To offset their efforts, the Kohelet Policy Forum, a Jerusalem-based conservative-libertarian think tank founded by my amicable visitor, American-born computer scientist and political activist Moshe Koppel, has filed a counter-petition in the Supreme Court to give the chareidim even more rights.

Heimish and Scholarly
“I don’t want to sound arrogant,” Moshe Koppel tells me with a buoyant smile when we meet in the lobby of the Jerusalem hotel where I am staying, “but in some sense we’re the brains of the Israeli right wing. Most of the things that go on in the Israeli right come out of our ‘beis midrash.’”

I ask him to describe the makeup of the group.

“We have about 70 people working at Kohelet, including many of the leading right-wing professors in the country.

All of which entails a lot of money.

“We are privately funded by American businesspeople who wish to remain anonymous,” he shares. “Most of them aren’t frum, but they’re very Jewish.”

“You’re dealing with a lot of complicated legal issues. Did you study law as well?” I ask him.
“No. I’m a professor of computer science. It’s easier for a mathematician to figure out legal and political matters than for a lawyer to figure out mathematics,” he says with a chuckle. “I got interested in the law for several reasons. In 2004 I volunteered to work with some MKs who I felt really understood many of Israel’s problems, especially the power that the courts have appropriated for themselves. I ended up being on a committee that was working on writing up a constitution, and I authored a chapter on what it means for Israel to be a Jewish state. That chapter ended up being nisgalgeil into the Nation-State Law.”

Moshe has taught in Bar-Ilan’s Department of Computer Science for over 30 years.
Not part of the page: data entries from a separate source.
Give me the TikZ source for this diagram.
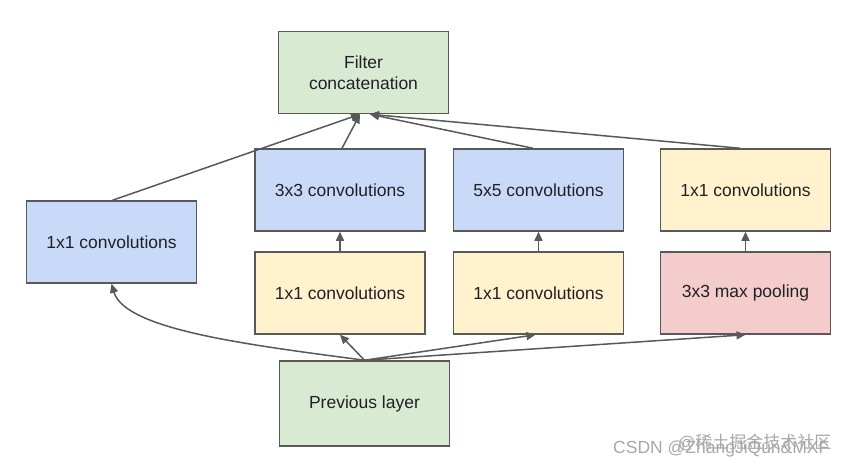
\documentclass[tikz,border=0pt]{standalone}
\usepackage{fontspec}
\setmainfont{Liberation Sans}
\newfontfamily\cjkfont{Noto Sans CJK SC}
\usetikzlibrary{arrows.meta}
\definecolor{bluefill}{HTML}{C9DAF8}
\definecolor{yellowfill}{HTML}{FFF2CC}
\definecolor{greenfill}{HTML}{D9EAD3}
\definecolor{redfill}{HTML}{F4CCCC}
\definecolor{edgegray}{HTML}{595959}
\definecolor{textdark}{HTML}{202124}
\definecolor{wmgray}{HTML}{A8A8A8}
\tikzset{
  box/.style={draw=edgegray, line width=1.5pt, minimum width=170pt, minimum height=82pt,
    inner sep=0pt, align=center, text=textdark, font=\fontsize{17.5}{21}\selectfont},
  bluebox/.style={box, fill=bluefill},
  yellowbox/.style={box, fill=yellowfill},
  greenbox/.style={box, fill=greenfill},
  redbox/.style={box, fill=redfill},
  conn/.style={draw=edgegray, line width=1.5pt, -{Triangle[length=9pt,width=8pt]}},
}
\begin{document}
\begin{tikzpicture}[x=1pt,y=-1pt]
\useasboundingbox[fill=white] (0,0) rectangle (852,466);
\node[greenbox] (concat) at (363.5,72.5) {Filter\\concatenation};
\node[bluebox] (c3) at (340,190) {3x3 convolutions};
\node[bluebox] (c5) at (538.5,190) {5x5 convolutions};
\node[yellowbox] (p1) at (745.5,190) {1x1 convolutions};
\node[bluebox] (left) at (111.5,242) {1x1 convolutions};
\node[yellowbox] (r3) at (340,293) {1x1 convolutions};
\node[yellowbox] (r5) at (538.5,293) {1x1 convolutions};
\node[redbox] (pool) at (745.5,293) {3x3 max pooling};
\node[greenbox, minimum height=85pt] (prev) at (364.5,403.5) {Previous layer};
% from previous layer
\draw[conn] (prev.north) .. controls (250,345) and (125,330) .. (left.south);
\draw[conn] (prev.north) -- (r3.south);
\draw[conn] (prev.north) -- ([xshift=-3pt]r5.south);
\draw[conn] (prev.north) -- (pool.south);
% vertical
\draw[conn] (r3.north) -- (c3.south);
\draw[conn] (r5.north) -- (c5.south);
\draw[conn] (pool.north) -- (p1.south);
% into concatenation
\draw[conn] ([xshift=1pt]left.north) -- ([xshift=-3.5pt]concat.south);
\draw[conn] ([xshift=2pt]c3.north) -- ([xshift=-3.5pt]concat.south);
\draw[conn] ([xshift=-5.5pt]c5.north) -- ([xshift=6.5pt]concat.south);
\draw[conn] ([xshift=-5.5pt]p1.north) -- ([xshift=6.5pt]concat.south);
% watermark
\node[anchor=base west, inner sep=0pt, text=wmgray, font=\fontsize{17.5}{21}\selectfont] (wm1) at (613,453) {CSDN @ZhangJiQun\&MXF};
\node[anchor=base west, inner sep=0pt, text=wmgray, font=\fontsize{17}{20}\selectfont] (wm2) at (678,448) {@\cjkfont 稀土掘金技术社区};
\end{tikzpicture}
\end{document}
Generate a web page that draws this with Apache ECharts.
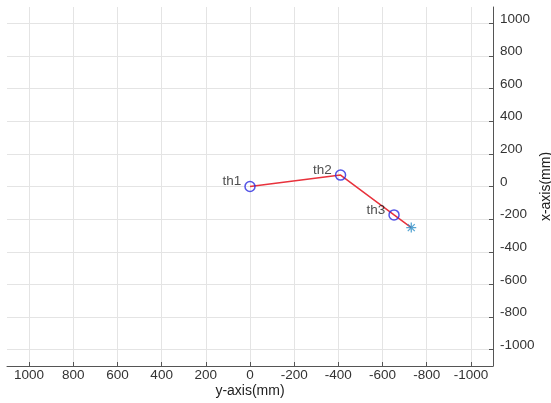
<!DOCTYPE html>
<html lang="en">
<head>
    <meta charset="UTF-8">
    <title>arm</title>
    <script src="https://cdn.jsdelivr.net/npm/echarts@6/dist/echarts.min.js"></script>
</head>
<style>
    html, body { margin: 0; padding: 0; background: #fff; }
    #main { width: 551px; height: 403px; }
</style>
<body>
<div id="main"></div>
<script>
    // joints (horizontal = "y-axis", vertical = "x-axis")
    var jointNames = ['th1', 'th2', 'th3'];
    var jointH = [0, -410, -652];
    var jointV = [0, 70, -174];
    // end effector
    var endH = [-730];
    var endV = [-252];
    // tick labels shown every 200
    var tickValues = [-1000, -800, -600, -400, -200, 0, 200, 400, 600, 800, 1000];

    var font = 'Liberation Sans, Arial, sans-serif';

    var joints = [];
    for (var i in jointNames) {
        joints.push({ value: [jointH[i], jointV[i]], name: jointNames[i] });
    }
    var armLine = [];
    for (var i in jointH) armLine.push([jointH[i], jointV[i]]);
    armLine.push([endH[0], endV[0]]);

    function tickFmt(v) {
        return tickValues.indexOf(v) >= 0 ? String(v) : '';
    }

    var myChart = echarts.init(document.getElementById('main'));
    var option = {
        backgroundColor: '#fff',
        animation: false,
        grid: { left: 7, right: 58, top: 7, bottom: 37, containLabel: false, outerBoundsMode: 'none' },
        xAxis: {
            type: 'value',
            inverse: true,
            min: -1100, max: 1100, interval: 100,
            name: 'y-axis(mm)',
            nameLocation: 'middle',
            nameGap: 18,
            nameMoveOverlap: false,
            nameTextStyle: { fontFamily: font, fontSize: 14, color: '#222' },
            axisLine: { show: true, onZero: false, lineStyle: { color: '#555', width: 1 } },
            axisTick: { show: true, inside: true, length: 4, customValues: tickValues, lineStyle: { color: '#555' } },
            axisLabel: { fontFamily: font, fontSize: 13.5, color: '#333', margin: 2, formatter: tickFmt },
            splitLine: { show: true, lineStyle: { color: '#e4e4e4', width: 1 } }
        },
        yAxis: {
            type: 'value',
            position: 'right',
            min: -1100, max: 1100, interval: 100,
            name: 'x-axis(mm)',
            nameLocation: 'middle',
            nameRotate: 90,
            nameGap: 46,
            nameMoveOverlap: false,
            nameTextStyle: { fontFamily: font, fontSize: 14, color: '#222' },
            axisLine: { show: true, onZero: false, lineStyle: { color: '#555', width: 1 } },
            axisTick: { show: true, inside: true, length: 4, customValues: tickValues, lineStyle: { color: '#555' } },
            axisLabel: { fontFamily: font, fontSize: 13.5, color: '#333', margin: 7,
                verticalAlign: 'bottom', lineHeight: 9, formatter: tickFmt },
            splitLine: { show: true, lineStyle: { color: '#e4e4e4', width: 1 } }
        },
        series: [
            {
                type: 'line',
                data: armLine,
                showSymbol: false,
                symbol: 'none',
                lineStyle: { color: '#e8323c', width: 1.5 },
                z: 2
            },
            {
                type: 'scatter',
                data: joints,
                symbol: 'circle',
                symbolSize: 10,
                itemStyle: { color: 'rgba(255,255,255,0)', borderColor: '#2a2ae0', borderWidth: 1.5 },
                label: {
                    show: true,
                    position: 'left',
                    distance: 3,
                    offset: [0, -5],
                    formatter: '{b}',
                    fontFamily: font,
                    fontSize: 13.5,
                    color: '#222'
                },
                z: 3
            },
            {
                type: 'scatter',
                data: [[endH[0], endV[0]]],
                symbol: 'path://M5,0L5,10M0,5L10,5M1.5,1.5L8.5,8.5M1.5,8.5L8.5,1.5',
                symbolSize: 10,
                itemStyle: { color: 'none', borderColor: '#2e90c8', borderWidth: 1.3 },
                z: 4
            }
        ]
    };
    myChart.setOption(option);
</script>
</body>
</html>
For the past two years he has also been busy running two institutions in Yerushalayim: The Kohelet think-tank, and Dicta, an institute that develops computational linguistics for enhancing Torah study and making it easier.

Although perhaps best known for his research on authorship attribution, having applied his critical methods to prove that the Ben Ish Chai was the actual author of a sefer for which he did not take credit, Koppel has been active in numerous important political issues aside from his efforts to create a constitution for the State of Israel. He participated in meetings of the Knesset’s Constitution Committee under the chairmanship of Michael Eitan and prepared the drafts for its work on religion and state. A resident of the Israeli settlement of Efrat, he is an advocate for the concept that the power in Israel should lie in the Knesset, which he says represents the people, rather than in the courts and its bureaucracy, which in his words “is an entrenched left-wing establishment.”

Moshe is also a libertarian. “We think it’s best for everyone if the state doesn’t impose too many limitations and regulations on people and business. This is both from an economic standpoint—we think that free market is the way to go—and also the most consistent position when it comes to many other issues. We believe that Israel would be a more Jewish place if people respected the right of the individual to live as he wishes.”
Born and raised in New York, Moshe Koppel comes across as a heimishe guy. When I ask him if he comes from a Modern Orthodox home, he tells me that “in those days you didn’t really have to pick a team. My parents were heimish. It was a Yiddish-speaking home. My father hails from Gerrer chasidim, and I still wear a gartel.” His education was pretty traditional.